DATA LISTING:
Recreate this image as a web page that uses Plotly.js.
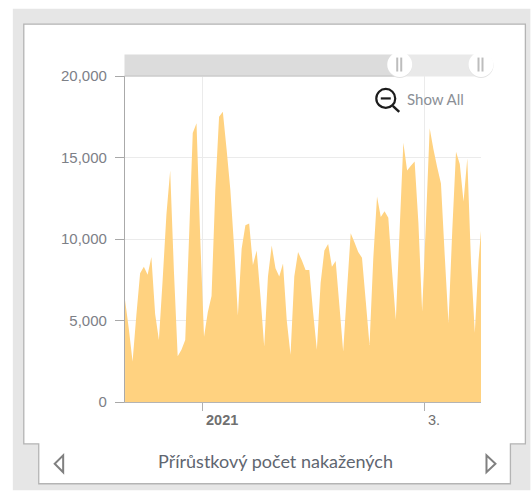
<!DOCTYPE html>
<html><head><meta charset="utf-8">
<script src="https://cdn.plot.ly/plotly-3.0.1.min.js"></script>
<style>html,body{margin:0;padding:0;background:#fff}#c{width:531px;height:491px}</style>
</head><body><div id="c"></div>
<script>
const firstDay = '2020-12-11T08:00:00Z';
const cases = [6260,4500,2490,5300,7900,8300,7800,8900,5400,3800,7500,11500,14200,8000,2800,3200,3800,10000,16500,17100,10000,4000,5500,6500,13000,17500,17800,15500,13000,9500,5300,9400,10850,10950,8400,9300,6500,3400,7700,9600,8200,7700,8500,5000,2900,7700,9200,8700,8100,8100,5500,3200,7300,9300,9700,8300,8650,5900,3100,6800,10350,9800,9200,8850,6200,3500,8800,12600,11350,11700,11300,8000,5050,10500,15900,14200,14500,14750,11000,5550,11000,16800,15500,14400,13400,9000,4850,10500,15350,14600,12300,14950,8500,4250,8700,11500];
const yTicks = [0,5000,10000,15000,20000];
const xRange = ['2020-12-11T07:40:00Z','2021-03-15T23:30:00Z'];
const xTicks = ['2021-01-01','2021-03-01'];
const xLabels = ['<b>2021</b>','3.'];
const chartTitle = 'Přírůstkový počet nakažených';
const showAll = 'Show All';

const W = 531, H = 491, L = 124.5, R = 481.5, T = 75.5, B = 402.5;
const dates = cases.map((_, i) => new Date(Date.parse(firstDay) + i * 864e5).toISOString());
const px = x => (x - L) / (R - L), py = y => (B - y) / (B - T);
const poly = (pts, extra) => Object.assign({type:'path', xref:'paper', yref:'paper',
  path: 'M' + pts.map(p => px(p[0]) + ',' + py(p[1])).join('L') + 'Z'}, extra);
const rect = (x0,y0,x1,y1,fill,layer) => ({type:'rect', xref:'paper', yref:'paper', x0:px(x0), x1:px(x1),
  y0:py(y0), y1:py(y1), fillcolor:fill, line:{width:0}, layer:layer||'below'});
const line = (x0,y0,x1,y1,color,w) => ({type:'line', xref:'paper', yref:'paper', x0:px(x0), x1:px(x1),
  y0:py(y0), y1:py(y1), line:{color:color, width:w}});
const circ = (cx,cy,r,fill,lc,w) => ({type:'circle', xref:'paper', yref:'paper', x0:px(cx-r), x1:px(cx+r),
  y0:py(cy+r), y1:py(cy-r), fillcolor:fill, line:{color:lc, width:w}});
const tri = pts => poly(pts, {fillcolor:'#ffffff', line:{color:'#808080', width:2}});

const shapes = [
  rect(12,8,531,491,'#e6e6e6'),
  poly([[23,23.5],[526,23.5],[526,444.5],[511,444.5],[511,484.5],[38,484.5],[38,444.5],[23,444.5]],
       {fillcolor:'#ffffff', line:{color:'#b4b4b4', width:1.3}, layer:'below'}),
  rect(124,54,400,76,'#dcdcdc'),
  rect(400,54,482,76,'#e9e9e9'),
  line(124,75.5,400,75.5,'#c4c4c4',1),
  circ(400,65,12.5,'#e2e2e2','#e2e2e2',0),
  circ(481.5,65,12.5,'#e2e2e2','#e2e2e2',0),
  circ(400,64,12.5,'#ffffff','#ffffff',0),
  circ(481.5,64,12.5,'#ffffff','#ffffff',0),
  line(397.5,57,397.5,71,'#bdbdbd',2), line(401.5,57,401.5,71,'#bdbdbd',2),
  line(479,57,479,71,'#bdbdbd',2), line(483,57,483,71,'#bdbdbd',2),
  circ(386,98,9.5,'rgba(0,0,0,0)','#1c1c1c',2.2),
  line(381,98,391,98,'#1c1c1c',2.2),
  line(393,105.5,399.5,111.5,'#1c1c1c',2.5),
  tri([[62.5,456],[62.5,473],[54,464.5]]),
  tri([[487,456],[487,473],[496,464.5]])
];

const annotations = [
  ...xTicks.map((d,i) => ({x:d, y:0, xref:'x', yref:'paper', yshift:-18, xshift:i?1.5:1.5, xanchor:'left', yanchor:'middle',
    text:xLabels[i], showarrow:false, font:{family:'Liberation Sans, Arial, sans-serif', size:14.5, color:'#707070'}})),
  {x:px(405), y:py(99), xref:'paper', yref:'paper', xanchor:'left', yanchor:'middle', text:showAll, showarrow:false,
    font:{family:'Lato, sans-serif', size:15, color:'#8b8f96'}},
  {x:px(275), y:py(462), xref:'paper', yref:'paper', xanchor:'center', yanchor:'middle', text:chartTitle, showarrow:false,
    font:{family:'Lato, sans-serif', size:18, color:'#5f6670'}}
];

Plotly.newPlot('c', [{
  x: dates, y: cases, type:'scatter', mode:'none', fill:'tozeroy', fillcolor:'#ffd280', hoverinfo:'x+y'
}], {
  width:W, height:H, showlegend:false, autosize:false,
  margin:{l:L, r:W-R, t:T, b:H-B, pad:0},
  paper_bgcolor:'#ffffff', plot_bgcolor:'rgba(0,0,0,0)',
  xaxis:{type:'date', range:xRange, tickmode:'array', tickvals:xTicks, ticktext:['',''], showticklabels:false,
    ticks:'outside', ticklen:8, tickcolor:'#b0b0b0', tickwidth:1, showgrid:true, gridcolor:'#ebebeb', gridwidth:1.2,
    showline:true, linecolor:'#b4b4b4', linewidth:1.2, zeroline:false},
  yaxis:{range:[0,20000], tickmode:'array', tickvals:yTicks, tickformat:',d', ticks:'outside', ticklen:9,
    tickcolor:'#a8a8a8', tickwidth:1, showgrid:true, gridcolor:'#ebebeb', gridwidth:1.2, showline:true,
    linecolor:'#aaaaaa', linewidth:1.2, zeroline:false, ticklabelstandoff:5,
    tickfont:{family:'Liberation Sans, Arial, sans-serif', size:15, color:'#7d8087'}},
  shapes, annotations
}, {displayModeBar:false});
</script></body></html>
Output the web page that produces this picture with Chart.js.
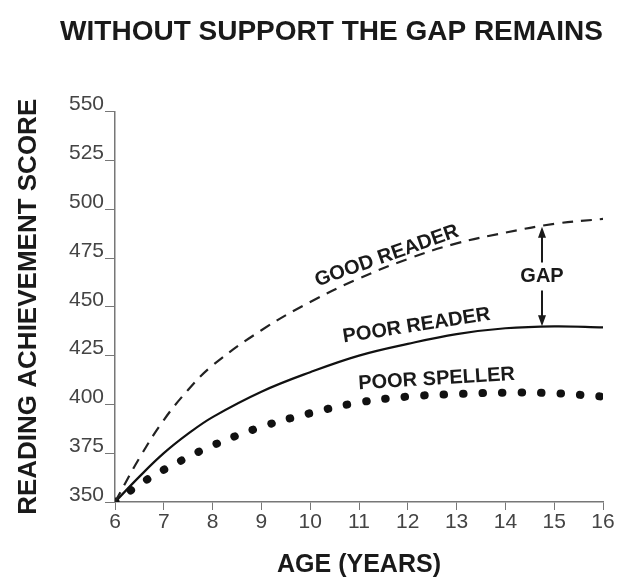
<!DOCTYPE html>
<html lang="en">
<head>
  <meta charset="UTF-8">
  <title>Without support the gap remains</title>
  <script src="https://cdn.jsdelivr.net/npm/chart.js"></script>
  <style>
    html, body {
      margin: 0;
      padding: 0;
      background: #fff;
    }
    #graficoContainer {
      width: 622px;
      height: 580px;
    }
  </style>
</head>
<body>

  <div id="graficoContainer">
    <canvas id="grafico" width="622" height="580"></canvas>
  </div>

  <script>
    // ages on the x axis (years); half years early on where the curves bend most
    const ages = [6, 6.5, 7, 7.5, 8, 9, 10, 11, 12, 13, 14, 15, 16];
    // reading achievement score
    const goodReader  = [350, 372.5, 392, 407.5, 420, 438, 452.5, 464.5, 474.5, 482.5, 488, 492.5, 495];
    const poorReader  = [350, 363, 375, 385, 393.5, 406.5, 416.5, 425, 431, 436, 439, 440, 439.5];
    const poorSpeller = [350, 359, 366.5, 373, 379, 388.5, 395.5, 401, 404, 405.3, 406, 405.7, 404];

    // labels along the curves: text, age, score, angle (deg)
    const curveLabels = [
      ['GOOD READER', 11.57, 476, -19.5],
      ['POOR READER', 12.18, 440.3, -8.8],
      ['POOR SPELLER', 12.59, 413, -3.5]
    ];
    // gap arrow between good and poor reader
    const gapAge = 14.75;
    const gapTop = 491;
    const gapBottom = 440;

    const fonte = '"Liberation Sans", Arial, sans-serif';
    Chart.defaults.font.family = fonte;

    const pontos = serie => ages.map((a, i) => ({ x: a, y: serie[i] }));

    const anotacoes = {
      id: 'anotacoes',
      afterDatasetsDraw(chart) {
        const { ctx, scales: { x, y } } = chart;
        ctx.save();
        ctx.fillStyle = '#1a1a1a';
        ctx.strokeStyle = '#1a1a1a';
        ctx.font = 'bold 20px ' + fonte;
        ctx.textAlign = 'center';
        ctx.textBaseline = 'middle';

        curveLabels.forEach(([texto, a, s, ang]) => {
          ctx.save();
          ctx.translate(x.getPixelForValue(a), y.getPixelForValue(s));
          ctx.rotate(ang * Math.PI / 180);
          ctx.fillText(texto, 0, 0);
          ctx.restore();
        });

        const gx = x.getPixelForValue(gapAge);
        const yT = y.getPixelForValue(gapTop);
        const yB = y.getPixelForValue(gapBottom);
        const yM = (yT + yB) / 2;
        ctx.fillText('GAP', gx, yM);

        ctx.lineWidth = 2;
        ctx.beginPath();
        ctx.moveTo(gx, yM - 14); ctx.lineTo(gx, yT + 8);
        ctx.moveTo(gx, yM + 14); ctx.lineTo(gx, yB - 8);
        ctx.stroke();

        ctx.beginPath();
        ctx.moveTo(gx, yT); ctx.lineTo(gx - 4, yT + 11); ctx.lineTo(gx + 4, yT + 11); ctx.closePath();
        ctx.moveTo(gx, yB); ctx.lineTo(gx - 4, yB - 11); ctx.lineTo(gx + 4, yB - 11); ctx.closePath();
        ctx.fill();
        ctx.restore();
      }
    };

    const ctx = document.getElementById('grafico').getContext('2d');
    const chart = new Chart(ctx, {
      type: 'line',
      data: {
        datasets: [
          {
            label: 'Good reader',
            data: pontos(goodReader),
            borderColor: '#222',
            borderWidth: 2.2,
            borderDash: [11, 8],
            tension: 0.4,
            pointRadius: 0
          },
          {
            label: 'Poor reader',
            data: pontos(poorReader),
            borderColor: '#111',
            borderWidth: 2.2,
            tension: 0.4,
            pointRadius: 0
          },
          {
            label: 'Poor speller',
            data: pontos(poorSpeller),
            borderColor: '#111',
            borderWidth: 8,
            borderDash: [0.5, 19],
            borderCapStyle: 'round',
            tension: 0.4,
            pointRadius: 0
          }
        ]
      },
      options: {
        responsive: false,
        animation: false,
        devicePixelRatio: 1,
        layout: { padding: { left: 0, right: 19, top: 0, bottom: 0 } },
        plugins: {
          legend: { display: false },
          tooltip: { enabled: false },
          title: {
            display: true,
            text: 'WITHOUT SUPPORT THE GAP REMAINS',
            align: 'end',
            color: '#1a1a1a',
            font: { size: 28, weight: 'bold' },
            padding: { top: 15, bottom: 63 }
          }
        },
        scales: {
          x: {
            type: 'linear',
            min: 6,
            max: 16,
            afterFit: s => { s.height = 78; },
            ticks: { stepSize: 1, color: '#444', font: { size: 21 }, padding: 0, maxRotation: 0 },
            grid: { drawOnChartArea: false, drawTicks: true, tickLength: 8, color: '#777' },
            border: { display: true, color: '#777', width: 1.5 },
            title: {
              display: true,
              text: 'AGE (YEARS)',
              color: '#1a1a1a',
              font: { size: 25, weight: 'bold' },
              padding: { top: 0, bottom: 0 }
            }
          },
          y: {
            min: 350,
            max: 550,
            afterFit: s => { s.width = 115; },
            ticks: { stepSize: 25, color: '#444', font: { size: 21 }, padding: 1, labelOffset: -7 },
            grid: { drawOnChartArea: false, drawTicks: true, tickLength: 10, color: '#777' },
            border: { display: true, color: '#777', width: 1.5 },
            title: {
              display: true,
              text: 'READING ACHIEVEMENT SCORE',
              color: '#1a1a1a',
              font: { size: 26, weight: 'bold' },
              padding: { top: 13, bottom: 0 }
            }
          }
        }
      },
      plugins: [anotacoes]
    });
  </script>
</body>
</html>
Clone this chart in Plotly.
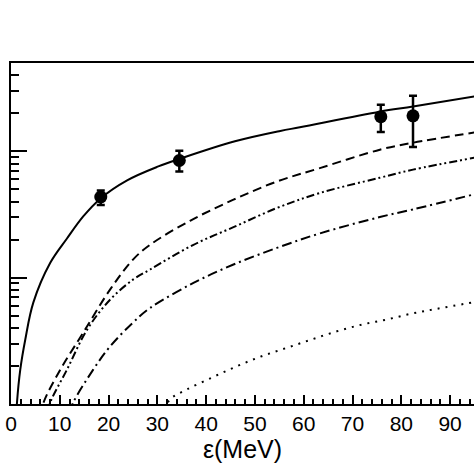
import plotly.graph_objects as go

# measured points
eps_data = [18.4, 34.5, 75.8, 82.4]
y_data = [4.35, 8.46, 18.8, 19.1]
err_plus = [0.55, 1.64, 4.6, 8.4]
err_minus = [0.59, 1.54, 4.6, 8.3]

# calculated curves
eps_solid = [1.0, 1.23, 1.9, 2.93, 4.57, 8.05, 11.47, 14.8, 18.3, 23.8, 30.2, 34.5, 45.9, 55.2, 59.2, 75.6, 82.4, 95.0]
y_solid = [0.07, 0.103, 0.187, 0.324, 0.634, 1.31, 2.04, 3.05, 4.22, 5.89, 7.59, 8.7, 12.0, 14.5, 15.5, 20.6, 22.6, 27.2]

eps_dash = [6.0, 6.68, 10.1, 14.8, 20.3, 25.0, 28.5, 36.7, 45.6, 54.5, 63.3, 75.6, 82.4, 95.0]
y_dash = [0.08, 0.103, 0.187, 0.367, 0.804, 1.39, 1.82, 2.82, 4.14, 5.77, 7.36, 10.3, 11.7, 14.1]

eps_dd = [7.3, 8.05, 11.47, 15.6, 20.3, 25.0, 28.5, 37.4, 45.6, 54.5, 63.3, 75.6, 82.4, 95.0]
y_dd = [0.08, 0.103, 0.187, 0.388, 0.669, 0.964, 1.16, 1.82, 2.51, 3.56, 4.68, 6.18, 7.16, 8.9]

eps_dashdot = [12.0, 12.76, 16.85, 20.3, 25.0, 28.5, 37.4, 45.6, 54.5, 63.3, 75.6, 82.4, 95.0]
y_dashdot = [0.085, 0.103, 0.187, 0.285, 0.441, 0.575, 0.908, 1.27, 1.72, 2.24, 3.02, 3.47, 4.57]

eps_dot = [31.5, 32.6, 36.0, 41.2, 46.3, 51.4, 56.5, 61.6, 66.8, 71.9, 77.0, 82.1, 87.2, 95.0]
y_dot = [0.09, 0.109, 0.130, 0.162, 0.199, 0.239, 0.278, 0.324, 0.376, 0.425, 0.466, 0.519, 0.566, 0.64]

x_ticks = [0, 10, 20, 30, 40, 50, 60, 70, 80, 90]

fig = go.Figure()

curves = [
    (eps_solid, y_solid, "solid"),
    (eps_dash, y_dash, "9px,5px"),
    (eps_dd, y_dd, "8px,3px,2px,3px,2px,3px"),
    (eps_dashdot, y_dashdot, "10px,4px,2px,4px"),
    (eps_dot, y_dot, "2px,6px"),
]
for xs, ys, dash in curves:
    fig.add_trace(go.Scatter(x=xs, y=ys, mode="lines", line_shape="spline",
                             line=dict(color="black", width=2, dash=dash, smoothing=1.0),
                             showlegend=False, hoverinfo="skip"))

fig.add_trace(go.Scatter(
    x=eps_data, y=y_data, mode="markers",
    marker=dict(color="black", size=13, symbol="circle"),
    error_y=dict(type="data", array=err_plus, arrayminus=err_minus,
                 color="black", thickness=2.5, width=4),
    showlegend=False, hoverinfo="skip"))

fig.update_xaxes(range=[0, 94.9], tickvals=x_ticks, ticks="inside", ticklen=9,
                 tickwidth=1.5, tickcolor="black", showline=True, linecolor="black",
                 linewidth=2, mirror=True, showgrid=False, zeroline=False,
                 automargin=False, ticklabeloverflow="allow",
                 minor=dict(dtick=2, ticks="inside", ticklen=5, tickcolor="black", tickwidth=1.5),
                 tickfont=dict(family="Liberation Sans", size=21, color="black"),
                 title=dict(text="ε(MeV)", font=dict(family="Liberation Sans", size=25, color="black"),
                            standoff=2))
fig.update_yaxes(type="log", range=[-1, 1.699], dtick=1, ticks="inside", ticklen=16,
                 tickwidth=1.5, tickcolor="black", showline=True, linecolor="black",
                 linewidth=2, showgrid=False, zeroline=False, showticklabels=False,
                 automargin=False,
                 minor=dict(dtick="D1", ticks="inside", ticklen=8, tickcolor="black", tickwidth=1.5))

fig.update_layout(width=474, height=474, plot_bgcolor="white", paper_bgcolor="white",
                  margin=dict(l=11, r=0, t=63, b=70, autoexpand=False))

# drop the default page margin so the figure sits at the window corner
fig.write_html("out.html", config={"displayModeBar": False},
               post_script="document.body.style.margin='0';")
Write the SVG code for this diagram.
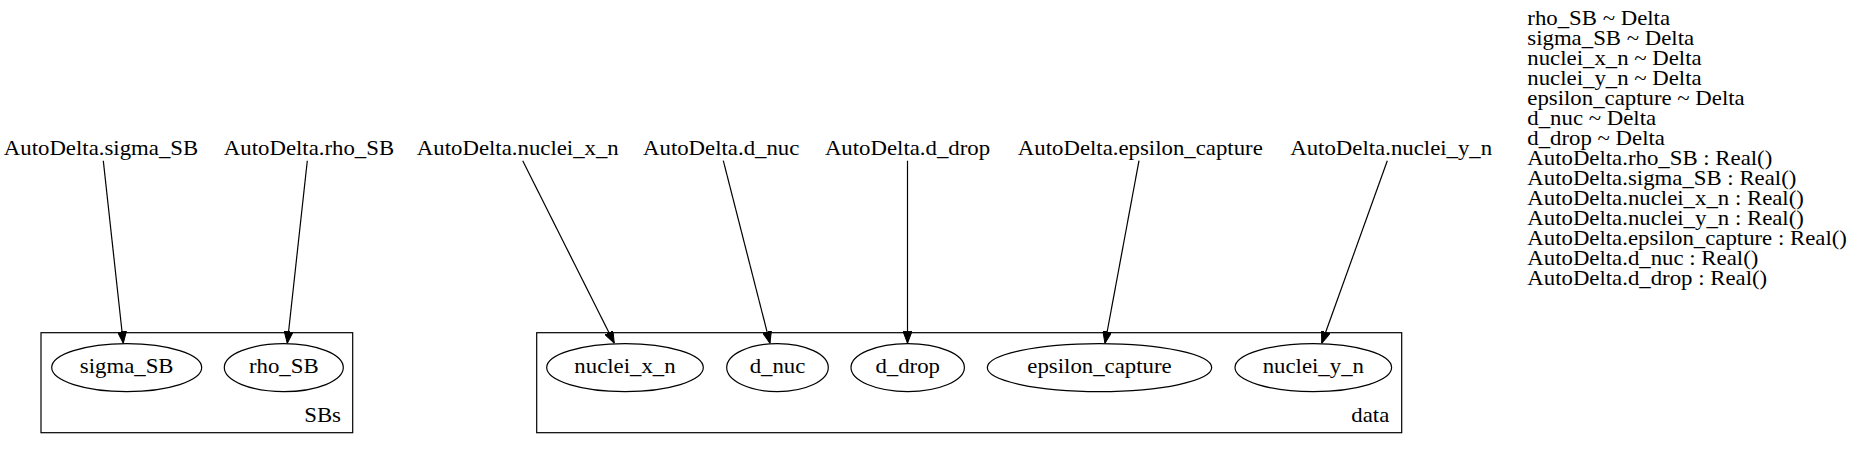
<svg xmlns="http://www.w3.org/2000/svg" width="1868" height="449" viewBox="0 0 1868 449">
<style>
text{font-family:"Liberation Serif","Times New Roman",serif;font-size:20px;fill:#000}
.c{text-anchor:middle}
.r{text-anchor:end}
.cl{fill:none;stroke:#000;stroke-width:1.2}
.n{fill:none;stroke:#000;stroke-width:1.2}
.e{fill:none;stroke:#000;stroke-width:1.2;marker-end:url(#ah)}
</style>
<defs>
<marker id="ah" viewBox="0 0 12 9" refX="12" refY="4.5" markerWidth="12" markerHeight="9" markerUnits="userSpaceOnUse" orient="auto">
<path d="M0,0 L12,4.5 L0,9 z" fill="#000" stroke="#000" stroke-width="1"/>
</marker>
</defs>
<rect width="1868" height="449" fill="#fff"/>
<g id="cluster_SBs">
<rect class="cl" x="41" y="332.7" width="311.7" height="100"/>
<text class="r" transform="translate(341,0) scale(1.14,1)" x="0" y="422.5">SBs</text>
</g>
<g id="cluster_data">
<rect class="cl" x="536.7" y="332.7" width="865" height="100"/>
<text class="r" transform="translate(1389.3,0) scale(1.14,1)" x="0" y="422.5">data</text>
</g>
<g id="node_sigma_SB"><ellipse class="n" cx="126.7" cy="367.6" rx="75" ry="24"/><text class="c" transform="translate(126.7,0) scale(1.14,1)" x="0" y="373">sigma_SB</text></g>
<g id="node_rho_SB"><ellipse class="n" cx="283.8" cy="367.6" rx="59.5" ry="24"/><text class="c" transform="translate(283.8,0) scale(1.14,1)" x="0" y="373">rho_SB</text></g>
<g id="node_nuclei_x_n"><ellipse class="n" cx="625" cy="367.6" rx="78.3" ry="24"/><text class="c" transform="translate(625,0) scale(1.14,1)" x="0" y="373">nuclei_x_n</text></g>
<g id="node_d_nuc"><ellipse class="n" cx="777.5" cy="367.6" rx="50.8" ry="24"/><text class="c" transform="translate(777.5,0) scale(1.14,1)" x="0" y="373">d_nuc</text></g>
<g id="node_d_drop"><ellipse class="n" cx="907.7" cy="367.6" rx="56.7" ry="24"/><text class="c" transform="translate(907.7,0) scale(1.14,1)" x="0" y="373">d_drop</text></g>
<g id="node_epsilon_capture"><ellipse class="n" cx="1099.5" cy="367.6" rx="112.2" ry="24"/><text class="c" transform="translate(1099.5,0) scale(1.14,1)" x="0" y="373">epsilon_capture</text></g>
<g id="node_nuclei_y_n"><ellipse class="n" cx="1313.3" cy="367.6" rx="78.3" ry="24"/><text class="c" transform="translate(1313.3,0) scale(1.14,1)" x="0" y="373">nuclei_y_n</text></g>
<g id="node_AutoDelta_sigma_SB"><text class="c" transform="translate(101,0) scale(1.14,1)" x="0" y="155">AutoDelta.sigma_SB</text></g>
<g id="node_AutoDelta_rho_SB"><text class="c" transform="translate(309,0) scale(1.14,1)" x="0" y="155">AutoDelta.rho_SB</text></g>
<g id="node_AutoDelta_nuclei_x_n"><text class="c" transform="translate(517.8,0) scale(1.14,1)" x="0" y="155">AutoDelta.nuclei_x_n</text></g>
<g id="node_AutoDelta_d_nuc"><text class="c" transform="translate(721.2,0) scale(1.14,1)" x="0" y="155">AutoDelta.d_nuc</text></g>
<g id="node_AutoDelta_d_drop"><text class="c" transform="translate(907.5,0) scale(1.14,1)" x="0" y="155">AutoDelta.d_drop</text></g>
<g id="node_AutoDelta_epsilon_capture"><text class="c" transform="translate(1140.3,0) scale(1.14,1)" x="0" y="155">AutoDelta.epsilon_capture</text></g>
<g id="node_AutoDelta_nuclei_y_n"><text class="c" transform="translate(1391.2,0) scale(1.14,1)" x="0" y="155">AutoDelta.nuclei_y_n</text></g>
<g id="connectors">
<path class="e" d="M103.3,160.7 L123.3,343.3"/>
<path class="e" d="M307.3,160.7 L287.3,343.3"/>
<path class="e" d="M522.7,160.7 L614.3,343.3"/>
<path class="e" d="M723.3,160.7 L770,343.3"/>
<path class="e" d="M907.5,160.7 L907.5,343.3"/>
<path class="e" d="M1139,160.7 L1105,343.3"/>
<path class="e" d="M1387.3,160.7 L1321.7,343.3"/>
</g>
<g id="legend" transform="translate(1527.3,0) scale(1.14,1)">
<text x="0" y="25">rho_SB ~ Delta</text>
<text x="0" y="45">sigma_SB ~ Delta</text>
<text x="0" y="65">nuclei_x_n ~ Delta</text>
<text x="0" y="85">nuclei_y_n ~ Delta</text>
<text x="0" y="105">epsilon_capture ~ Delta</text>
<text x="0" y="125">d_nuc ~ Delta</text>
<text x="0" y="145">d_drop ~ Delta</text>
<text x="0" y="165">AutoDelta.rho_SB : Real()</text>
<text x="0" y="185">AutoDelta.sigma_SB : Real()</text>
<text x="0" y="205">AutoDelta.nuclei_x_n : Real()</text>
<text x="0" y="225">AutoDelta.nuclei_y_n : Real()</text>
<text x="0" y="245">AutoDelta.epsilon_capture : Real()</text>
<text x="0" y="265">AutoDelta.d_nuc : Real()</text>
<text x="0" y="285">AutoDelta.d_drop : Real()</text>
</g>
</svg>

DO THIS: Repeat, with no pictures, exactly the lines from the one containing "Clone this chart in Plotly." through the one containing "20.6, 22.6, 27.2]", the first and last included.

TASK SOLUTION:
Clone this chart in Plotly.
import plotly.graph_objects as go

# measured points
eps_data = [18.4, 34.5, 75.8, 82.4]
y_data = [4.35, 8.46, 18.8, 19.1]
err_plus = [0.55, 1.64, 4.6, 8.4]
err_minus = [0.59, 1.54, 4.6, 8.3]

# calculated curves
eps_solid = [1.0, 1.23, 1.9, 2.93, 4.57, 8.05, 11.47, 14.8, 18.3, 23.8, 30.2, 34.5, 45.9, 55.2, 59.2, 75.6, 82.4, 95.0]
y_solid = [0.07, 0.103, 0.187, 0.324, 0.634, 1.31, 2.04, 3.05, 4.22, 5.89, 7.59, 8.7, 12.0, 14.5, 15.5, 20.6, 22.6, 27.2]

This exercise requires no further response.